My friend laughed. “I wonder what the stereotype is for white women,” she said.
“That they’re multidimensional? A real person?” I joked.
As I said it, the truth of the words hit me. When you’re in an interracial relationship, you will be the subject of many misguided notions.
A guy I used to date asked one day to look at my eyes up close. He preferred women without make-up, but I have sparse eyebrows and monolids, like a lot of Asian women, which means I usually need a little more eye makeup than most. Other women have not had to do this, I remember thinking, as he examined my face. This is an Asian woman’s experience.
A coworker once asked my boyfriend at happy hour if he was “into Asians,” as if I were flavor of the week.
On a vacation to Virginia Beach, a homeless man high-fived my boyfriend and asked him, without ever looking at me, what it was like to sleep with an Asian girl.
Once, at a bar, someone said to him, “I don’t like Asians,” as casually as one says, “I don’t like pickles,” or “Spinning is just not my thing.” I’m not into you either, I should have said. But the moment passed and no one batted an eye.
I brought up the comment later on the car ride home. It wasn’t a huge deal, I said. It was a microaggression that people of color are used to, that we take in stride, but it did hurt that he’d said it right in front of me. Immediately, my boyfriend got defensive and accused me of overreacting.
We’d only just started having conversations about what it was like to be a person of color. They weren’t comfortable, or easy, conversations, and we’d had fights like this before.
Well-meaning people can be ignorant. Well-meaning people can be your friends. They can be your partner.
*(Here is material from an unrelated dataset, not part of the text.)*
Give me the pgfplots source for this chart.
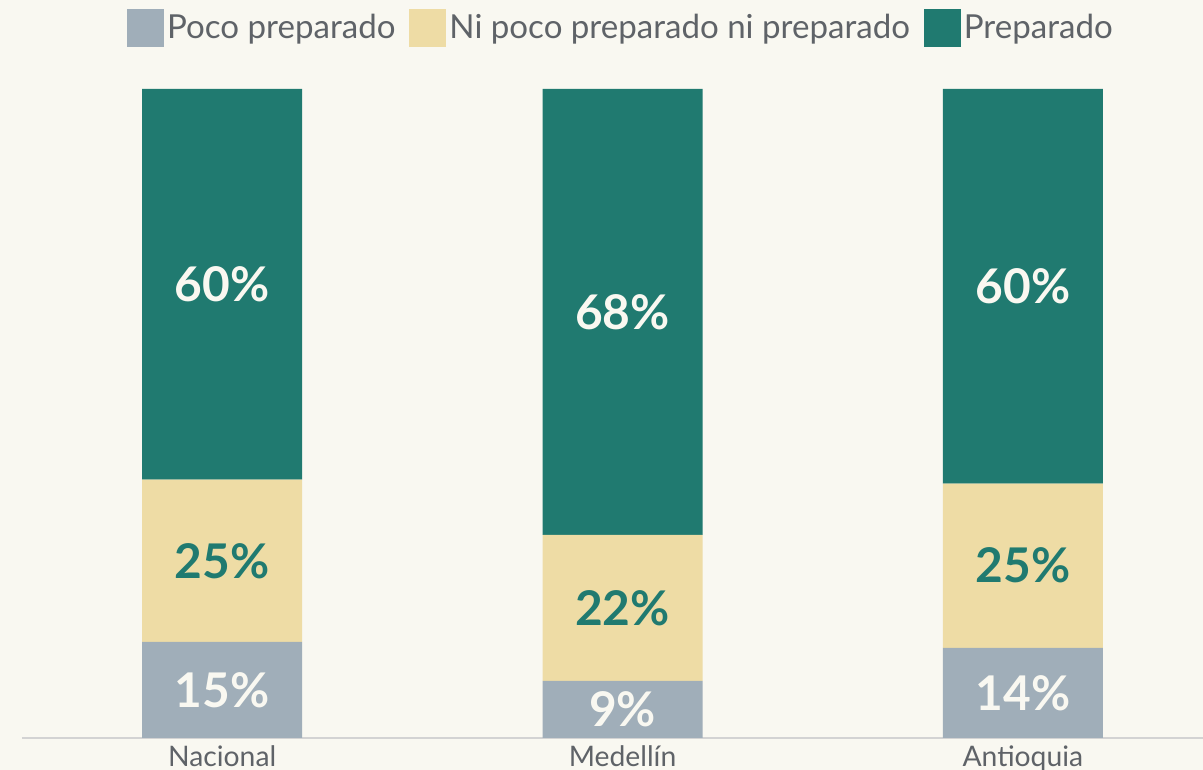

Well-meaning people can misunderstand if you try to show them the ways you feel dehumanized. Well-meaning people can try to explain it away.
My well-meaning boyfriend once asked why me why the stereotype of Asian women’s sexual attractiveness was offensive. In the scope of all the other possible stereotypes, it didn’t seem like the most negative one, did it?
At first, the weight of the question, and the anger of years having an idea thrust upon me, overwhelmed me. I felt like the question trivialized my experience of being objectified. How do you explain to someone that a stereotype, whether positive or negative, makes you the object of someone else’s expectations? How do you explain feeling small when you know you are magnificent?
I thought about it for a while before I answered.
“Because that’s the kind of thinking that makes someone walk right up to you and ask what it’s like to sleep with me, without even giving me the respect of looking me in my face,” I said.
He was immediately sobered. He nodded. “Okay,” he said.
This is what being in an interracial relationship is like.
You will have moments when your well-meaning partner will try to understand the things that upset you. Sometimes — a lot of the times — they won’t.
You will have moments when, because they love you, they will try.
You will have moments when your loved ones will stand up for you, loudly and visibly, because even though they don’t understand completely, you are a person to them.
Sometimes you will have to show them who you are. Loud and soft and whole and flawed. They won’t be able to deny you.